The question from brands that we often hear is,
Where are the emerging youth markets for music and culture?
The real question should be,
Where
aren't
they?
Whenever I check in with Fab Five Freddy—who has his finger on the creative underground pulse as much as anyone—he reports on the latest new crew he has discovered in Brazil or in South Africa. Recent break-dance champions have come from places like Korea and Russia. Fab has also confirmed that here and abroad, it is an art form open to everybody: black, white, brown, yellow, red, male, female. As polyethnic as it has ever been. From younger artists, the talk that I hear says many of the MCs making names for themselves in local scenes still happen to be male and African-American, but there are increasingly exceptions, with more females, more artists coming up the ranks who are Latino, white, and Asian, crowds that are more multicultural and multiracial. The story of
8 Mile
remains in the code in that when kids from different backgrounds connect, ethnic/racial differences pale once someone proves they can rhyme or shows their moves are real. Timeless and timely.
Around the world, we're seeing style moving as fast as information, sometimes driven by leading American artists and sometimes by local groups before being adopted elsewhere. This is another reason that I maintain that American culture and entertainment continue to represent out most profitable export. James Lassiter, who rose up from the grass roots of hip-hop as Will Smith's manager, to become his business partner and now film producing partner at Overbrook Entertainment, has not only watched the evolution of the tanning effect in developed countries everywhere but is seeing it in the developing nations. Not long ago, he and Will came back from Tanzania and reported seeing huge painted likenesses of hip-hop and pop culture icons on the different buses and the barbershops. Instead of even having business names, the barbershops are simply known by whoever's likeness graces the front window—like Ice Cube or Snoop Dog barbershop. James and Will saw a bus go by and that was Beyoncé's bus. James said, “Tupac is omnipresent.” So you could go to Tupac's barbershop or travel on Tupac's bus route, seeing his face everywhere. Of course, in bigger cities, like in Kenya, they have similar iconography, only the pictures are real photographs, as James said, “High tech.”
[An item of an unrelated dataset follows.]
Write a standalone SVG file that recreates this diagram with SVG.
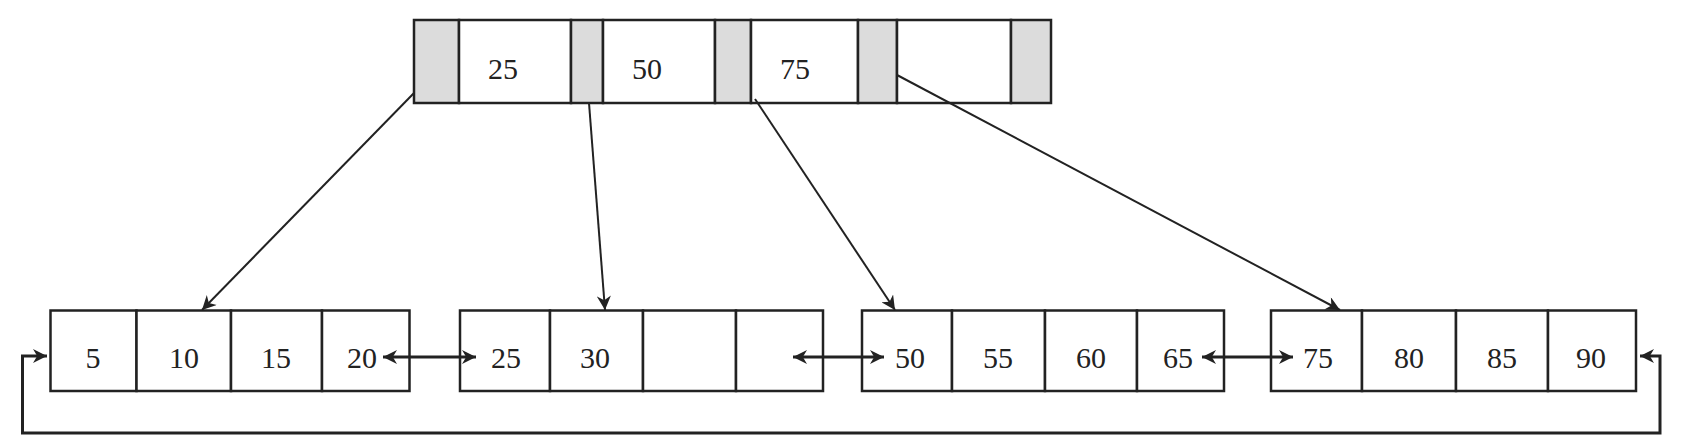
<svg xmlns="http://www.w3.org/2000/svg" width="1685" height="448" viewBox="0 0 1685 448">
<style>
.c{fill:#fff;stroke:#222;stroke-width:2.5}
.g{fill:#dcdcdc;stroke:#222;stroke-width:2.5}
.t{font-family:"Liberation Serif",serif;font-size:30px;fill:#222;text-anchor:middle}
.l{fill:none;stroke:#222;stroke-width:2}
.b{fill:none;stroke:#222;stroke-width:3}
</style>
<defs>
<marker id="a2" viewBox="0 0 10 10" refX="10" refY="5" markerWidth="18" markerHeight="14" markerUnits="userSpaceOnUse" orient="auto-start-reverse"><path d="M0,0 L10,5 L0,10 L3,5Z" fill="#222"/></marker>
</defs>
<g id="root">
<rect class="g" x="414" y="20" width="45" height="83"/>
<rect class="c" x="459" y="20" width="112" height="83"/>
<rect class="g" x="571" y="20" width="32" height="83"/>
<rect class="c" x="603" y="20" width="112" height="83"/>
<rect class="g" x="715" y="20" width="36" height="83"/>
<rect class="c" x="751" y="20" width="107" height="83"/>
<rect class="g" x="858" y="20" width="39" height="83"/>
<rect class="c" x="897" y="20" width="114" height="83"/>
<rect class="g" x="1011" y="20" width="40" height="83"/>
<text class="t" x="503" y="79">25</text>
<text class="t" x="647" y="79">50</text>
<text class="t" x="795" y="79">75</text>
</g>
<g id="leaf1">
<rect class="c" x="50.5" y="310.5" width="86" height="80.5"/><rect class="c" x="136.5" y="310.5" width="94.5" height="80.5"/><rect class="c" x="231" y="310.5" width="91" height="80.5"/><rect class="c" x="322" y="310.5" width="87.5" height="80.5"/>
<text class="t" x="93" y="368">5</text><text class="t" x="184" y="368">10</text><text class="t" x="276" y="368">15</text><text class="t" x="362" y="368">20</text>
</g>
<g id="leaf2">
<rect class="c" x="460" y="310.5" width="90" height="80.5"/><rect class="c" x="550" y="310.5" width="93" height="80.5"/><rect class="c" x="643" y="310.5" width="93" height="80.5"/><rect class="c" x="736" y="310.5" width="87" height="80.5"/>
<text class="t" x="506" y="368">25</text><text class="t" x="595" y="368">30</text>
</g>
<g id="leaf3">
<rect class="c" x="862" y="310.5" width="90" height="80.5"/><rect class="c" x="952" y="310.5" width="93" height="80.5"/><rect class="c" x="1045" y="310.5" width="92" height="80.5"/><rect class="c" x="1137" y="310.5" width="87" height="80.5"/>
<text class="t" x="910" y="368">50</text><text class="t" x="998" y="368">55</text><text class="t" x="1091" y="368">60</text><text class="t" x="1178" y="368">65</text>
</g>
<g id="leaf4">
<rect class="c" x="1271" y="310.5" width="91" height="80.5"/><rect class="c" x="1362" y="310.5" width="94" height="80.5"/><rect class="c" x="1456" y="310.5" width="92" height="80.5"/><rect class="c" x="1548" y="310.5" width="88" height="80.5"/>
<text class="t" x="1318" y="368">75</text><text class="t" x="1409" y="368">80</text><text class="t" x="1502" y="368">85</text><text class="t" x="1591" y="368">90</text>
</g>
<g id="connectors">
<line class="l" x1="414" y1="93" x2="202" y2="310" marker-end="url(#a2)"/>
<line class="l" x1="589" y1="103" x2="605" y2="310" marker-end="url(#a2)"/>
<line class="l" x1="755" y1="99" x2="895" y2="310" marker-end="url(#a2)"/>
<line class="l" x1="897" y1="75" x2="1340" y2="310" marker-end="url(#a2)"/>
<line class="b" x1="383" y1="357" x2="476" y2="357" marker-start="url(#a2)" marker-end="url(#a2)"/>
<line class="b" x1="793" y1="357" x2="884" y2="357" marker-start="url(#a2)" marker-end="url(#a2)"/>
<line class="b" x1="1202" y1="357" x2="1293" y2="357" marker-start="url(#a2)" marker-end="url(#a2)"/>
<polyline class="b" points="1640,356 1660,356 1660,433 22.5,433 22.5,356 47,356" marker-start="url(#a2)" marker-end="url(#a2)"/>
</g>
</svg>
None of this should have surprised Will Smith or James Lassiter, given their respective journeys. In his own way, James had been a pioneer for a new generation of entertainment industry executives to follow nontraditional paths to success. He once told me about the amazed reaction he got from Howard Stringer, the CEO, president, and chairman of Sony Entertainment Corporation, who hadn't realized until then what a significant role that hip-hop had played in James's career. Unlike most black executives who go to Wharton or get their MBAs at Harvard or degrees at law school so they can compete at the highest levels, James had taken his own route to the top through hip-hop—but without the ten-year delay. He recalled to me that “had I done those other things and then had to work my way up through the corporation, it would have been that much more difficult because it's not easy to be the third man in the room with Howard Stringer.” But coming in with the expertise and experience that managing a hip-hop duo had given him, James was able to walk through any room and sit at any board table with any chairman and hold his own, at twenty-two years old. How? Mostly, James remembered, it was because “I was smart enough just to listen and not talk my way out of those rooms.”